Copy out every line containing the word "this".

[Extracted data entries]
※ ※ ※

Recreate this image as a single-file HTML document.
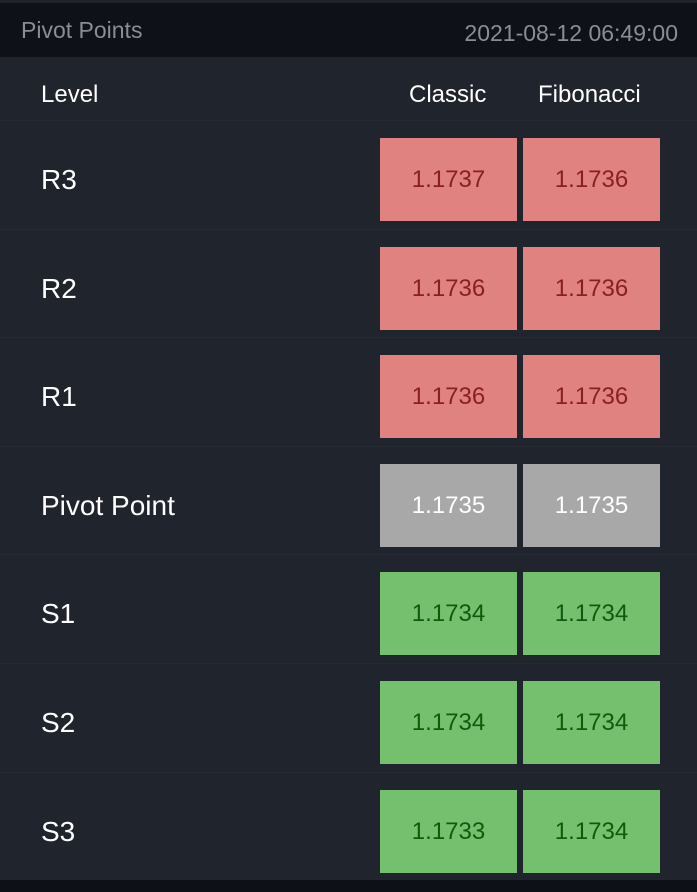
<!DOCTYPE html>
<html><head><style>
body{margin:0;width:697px;height:892px;background:#0d1016;font-family:"Liberation Sans",sans-serif;position:relative;overflow:hidden}
.top{position:absolute;left:0;top:0;width:697px;height:3px;background:#1f232b}
.hdr{position:absolute;left:0;top:3px;width:697px;height:54px;background:#0e1117;color:#8a8d92;font-size:23px}
.hdr .l{position:absolute;left:21px;top:14px}
.hdr .r{position:absolute;right:19px;top:17px}
.body{position:absolute;left:0;top:57px;width:697px;height:823px;background:#20242c}
.th{position:absolute;top:81px;color:#fff;font-size:24px}
.row{position:absolute;left:0;width:697px;height:108px;border-top:1px solid #262a32}
.row .n{position:absolute;left:41px;top:43px;color:#fff;font-size:28px}
.c{position:absolute;top:17px;width:137px;height:83px;font-size:24px;text-align:center;line-height:84px}
.c1{left:380px}.c2{left:523px}
.red{background:#df8280;color:#8a1f1f}
.gry{background:#a8a8a8;color:#fff}
.grn{background:#75c06e;color:#0f5a0f}
</style></head><body>
<div class="top"></div>
<div class="hdr"><span class="l">Pivot Points</span><span class="r">2021-08-12 06:49:00</span></div>
<div class="body"></div>
<div class="th" style="left:409px">Classic</div>
<div class="th" style="left:41px">Level</div>
<div class="th" style="left:538px">Fibonacci</div>
<div class="row" style="top:120px"><span class="n">R3</span><div class="c c1 red">1.1737</div><div class="c c2 red">1.1736</div></div>
<div class="row" style="top:228.6px"><span class="n">R2</span><div class="c c1 red">1.1736</div><div class="c c2 red">1.1736</div></div>
<div class="row" style="top:337.2px"><span class="n">R1</span><div class="c c1 red">1.1736</div><div class="c c2 red">1.1736</div></div>
<div class="row" style="top:445.8px"><span class="n">Pivot Point</span><div class="c c1 gry">1.1735</div><div class="c c2 gry">1.1735</div></div>
<div class="row" style="top:554.4px"><span class="n">S1</span><div class="c c1 grn">1.1734</div><div class="c c2 grn">1.1734</div></div>
<div class="row" style="top:663px"><span class="n">S2</span><div class="c c1 grn">1.1734</div><div class="c c2 grn">1.1734</div></div>
<div class="row" style="top:771.6px"><span class="n">S3</span><div class="c c1 grn">1.1733</div><div class="c c2 grn">1.1734</div></div>
</body></html>
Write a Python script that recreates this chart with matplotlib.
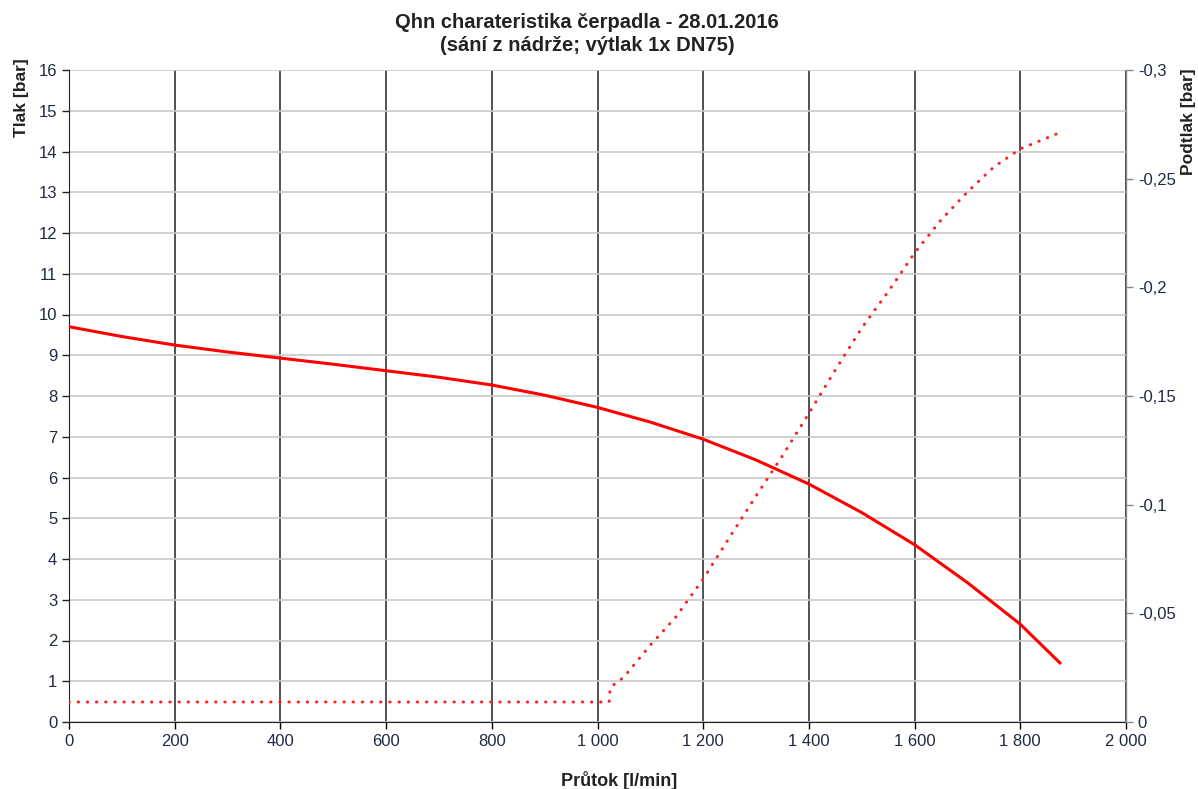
import matplotlib.pyplot as plt
from matplotlib.ticker import FuncFormatter, MultipleLocator

plt.rcParams['font.family'] = ['Liberation Sans', 'DejaVu Sans']

# Qh charakteristika - tlak [bar]
prutok = [0, 100, 200, 300, 400, 500, 600, 700, 800, 900, 1000, 1100, 1200,
          1300, 1400, 1500, 1600, 1700, 1800, 1875]
tlak = [9.7, 9.46, 9.25, 9.08, 8.93, 8.78, 8.62, 8.46, 8.27, 8.02, 7.72, 7.36,
        6.94, 6.43, 5.84, 5.14, 4.35, 3.42, 2.4, 1.45]

# podtlak na sani [bar]
prutok_s = [0, 1022, 1024, 1030, 1050, 1100, 1147, 1200, 1250, 1300, 1350,
            1400, 1450, 1500, 1550, 1600, 1650, 1700, 1750, 1800, 1869]
podtlak = [-0.0092, -0.0092, -0.0155, -0.017, -0.0207, -0.0354, -0.0479,
           -0.0658, -0.085, -0.104, -0.1225, -0.142, -0.162, -0.1813, -0.198,
           -0.2158, -0.231, -0.2439, -0.2554, -0.2637, -0.2706]

tick_col = '#1f2a44'
text_col = '#222222'

fig = plt.figure(figsize=(11.98, 7.89), dpi=100)
ax = fig.add_axes([69 / 1198, 67 / 789, 1057 / 1198, 652 / 789])
ax2 = ax.twinx()

ax.plot(prutok, tlak, color='#ff0000', lw=2.2, zorder=5)
ax2.plot(prutok_s, podtlak, color='#ff2020', lw=2.2, ls=(0, (0.1, 2.9)),
         dash_capstyle='round', zorder=5)

ax.set_xlim(0, 2000)
ax.set_ylim(0, 16)
ax2.set_ylim(0, -0.3)

ax.xaxis.set_major_locator(MultipleLocator(200))
ax.yaxis.set_major_locator(MultipleLocator(1))
ax2.yaxis.set_major_locator(MultipleLocator(0.05))
ax.xaxis.set_major_formatter(FuncFormatter(lambda v, p: f'{int(v):,}'.replace(',', ' ')))
ax2.yaxis.set_major_formatter(FuncFormatter(
    lambda v, p: '0' if abs(v) < 1e-9 else f'{v:g}'.replace('.', ',')))

ax.grid(axis='x', color='#222222', lw=1.1)
ax.grid(axis='y', color='#c8c8c8', lw=1.2)
ax.set_axisbelow(True)

for a in (ax, ax2):
    a.tick_params(labelsize=12, labelcolor=tick_col, length=5, width=1)
ax.spines['top'].set_visible(False)
ax2.spines['top'].set_visible(False)
ax.spines['left'].set_color('#222222')
ax.spines['bottom'].set_color('#222222')
ax2.spines['right'].set_color('#888888')
ax2.spines['left'].set_visible(False)
ax2.spines['bottom'].set_visible(False)
ax.tick_params(axis='y', colors='#222222', labelcolor=tick_col)
ax2.tick_params(axis='y', colors='#888888', labelcolor=tick_col)

ax.set_title('Qhn charateristika čerpadla - 28.01.2016\n(sání z nádrže; výtlak 1x DN75)',
             fontsize=14.5, fontweight='bold', color=text_col, pad=14, x=0.49,
             linespacing=1.25)
ax.set_xlabel('Průtok [l/min]', fontsize=13, fontweight='bold', color=text_col)
ax.xaxis.set_label_coords(0.52, -0.075)
ax.set_ylabel('Tlak [bar]', fontsize=12.5, fontweight='bold', color=text_col)
ax.yaxis.set_label_coords(-0.038, 0.957)
ax2.set_ylabel('Podtlak [bar]', fontsize=12.5, fontweight='bold', color=text_col)
ax2.yaxis.set_label_coords(1.052, 0.92)

fig.savefig('out.png', dpi=100)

※ ※ ※

● **Exercise response**
Recreate this image as a single-file HTML document.
Write a Python script that recreates this chart with matplotlib.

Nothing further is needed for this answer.